Assess and recognise performance in order to improve
For all the well-aimed critiques around cost and effort involved in the UK’s research excellence framework, the exercise has brought new discipline to understanding and achieving research impact. With the UK recently announcing the introduction of a knowledge exchange framework, and Australia’s plans to next year introduce measures for both research engagement and impact, this is the moment to examine what works and how we might do it better.
As Ian Jacobs, vice-chancellor of the University of New South Wales, declared: “Impact will define the great universities of the 21st century.” Applying this lens to existing evaluations, and resolving long-standing challenges of methodology, takes on a new urgency. Those charged with measuring research, teaching and now knowledge exchange need a lively conversation with the sector to ensure that the scores have meaning and relevance.
And if measurement of engagement is to shape behaviour in a helpful way, the metrics require the same rigour as research and teaching. Moreover, they need to interact with the existing frameworks because successful engagement is usually embedded within research and teaching.

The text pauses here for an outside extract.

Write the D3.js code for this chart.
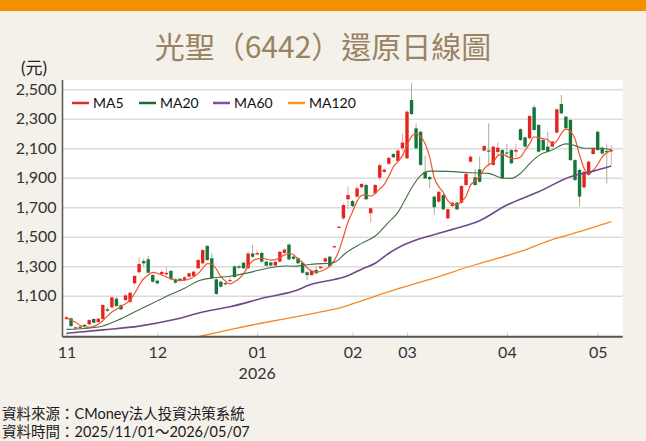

As Julie Wagner, Brookings Institution innovation specialist, conveyed to the summit, greater external focus demands that we look within: “What does a more engaged university mean about a new way for leadership and culture?” Universities must adopt contemporary structures, be more open to input from other sectors and learn to listen.
Our systems and structures are often too inflexible to allow engagement to flourish and recognise its value.
Define our narrative
Universities are good at telling their stories. Most universities have teams to do just that. But a series of good-news releases is not a narrative. Communication that builds a sense of partnership starts with an overall picture around the shared goal and then uses compelling stories to engage our audiences.
The rewards are considerable. As a number of speakers noted at the summit, addressing engagement challenges can bring about a new era of “public appreciation of higher education”. Equally importantly, better engagement will enhance research and education.
Hence the stakes are high – and we must seize the moment. Leading institutions must inspire communities through action. It is not enough to recognise an ethical challenge – here is the great opportunity to share and learn together through engagement programmes that put a university at the heart of its community.
The diversity of approaches to engagement is a chance to reflect different institutional missions, histories, strengths and communities. Every community and university will find its own path. A conversation across the tertiary sector can then share these lessons.
Move slowly, but purposefully
The summit opened with a customary Australian welcoming ceremony, in which Aunty Diane Kerr, an Indigenous elder, exhorted us to move slowly, but purposefully. We would do well to heed her advice. Keeping sight of our ultimate purpose – healthy universities at the heart of healthy societies – will help us to hold the course.